[Begin]
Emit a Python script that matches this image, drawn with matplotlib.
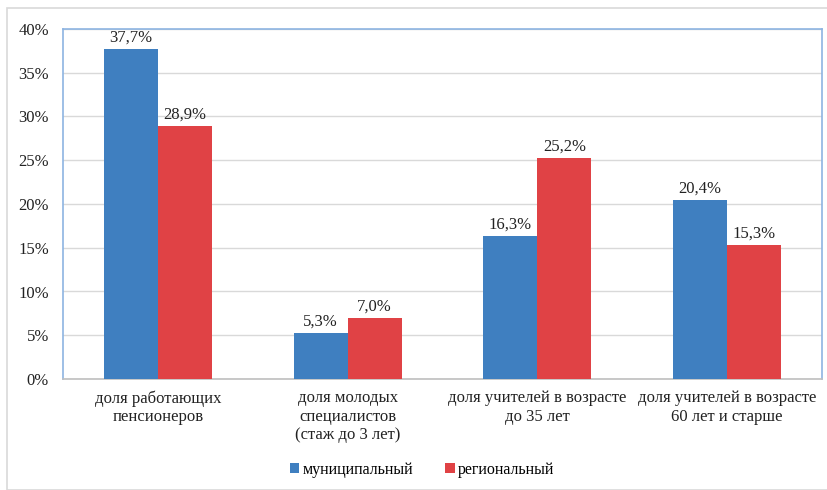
import matplotlib
matplotlib.use("Agg")
import matplotlib.pyplot as plt
import numpy as np
from matplotlib.patches import Rectangle

categories = ["доля работающих\nпенсионеров",
              "доля молодых\nспециалистов\n(стаж до 3 лет)",
              "доля учителей в возрасте\nдо 35 лет",
              "доля учителей в возрасте\n60 лет и старше"]
municipal = [37.7, 5.3, 16.3, 20.4]
regional = [28.9, 7.0, 25.2, 15.3]
series_names = ["муниципальный", "региональный"]
yticks = [0, 5, 10, 15, 20, 25, 30, 35, 40]

plt.rcParams['font.family'] = ['Liberation Serif', 'DejaVu Serif']

fig = plt.figure(figsize=(8.28, 4.9), dpi=100)
W, H = 828, 490
ax = fig.add_axes([63/W, 1-379/H, (822-63)/W, (379-29)/H])

# outer border
fig.patches.append(Rectangle((7/W, 0), (W-7)/W, 1-8/H, transform=fig.transFigure,
                             fill=False, edgecolor='#D9D9D9', linewidth=1.2))

x = np.arange(len(categories))
w = 0.285
c1, c2 = '#3F7FC0', '#E04245'
b1 = ax.bar(x - w/2, municipal, w, color=c1, label=series_names[0], zorder=3)
b2 = ax.bar(x + w/2, regional, w, color=c2, label=series_names[1], zorder=3)

for bars, vals in ((b1, municipal), (b2, regional)):
    for b, v in zip(bars, vals):
        ax.annotate(f"{v:.1f}%".replace('.', ','), (b.get_x() + b.get_width()/2, v),
                    xytext=(0, 2.5), textcoords='offset points', ha='center', va='bottom',
                    fontsize=12, color='#222222')

ax.set_xlim(-0.5, len(categories) - 0.5)
ax.set_ylim(0, 40)
ax.set_yticks(yticks)
ax.set_yticklabels([f"{t}%" for t in yticks], fontsize=12, color='#222222')
ax.set_xticks(x)
ax.set_xticklabels(categories, fontsize=12, color='#222222', linespacing=1.2)
ax.tick_params(axis='x', length=0, pad=8)
ax.tick_params(axis='y', length=0, pad=10)
ax.grid(axis='y', color='#D9D9D9', linewidth=1, zorder=0)
for s in ax.spines.values():
    s.set_color('#8DB4E2')
    s.set_linewidth(1.2)
ax.spines['bottom'].set_color('#BFBFBF')

fig.legend(handles=[b1, b2], labels=series_names, loc='center', bbox_to_anchor=(422/W, 1-470/H),
           ncol=2, frameon=False, fontsize=11.5, handlelength=0.6, handleheight=0.6,
           handletextpad=0.2, columnspacing=2.0)

fig.savefig("out.png", dpi=100)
[End]
From the first line above through the line containing "from matplotlib.patches import Rectangle", copy everything exactly, without the pictures.

__WRITTEN ANSWER__:
Emit a Python script that matches this image, drawn with matplotlib.
import matplotlib
matplotlib.use("Agg")
import matplotlib.pyplot as plt
import numpy as np
from matplotlib.patches import Rectangle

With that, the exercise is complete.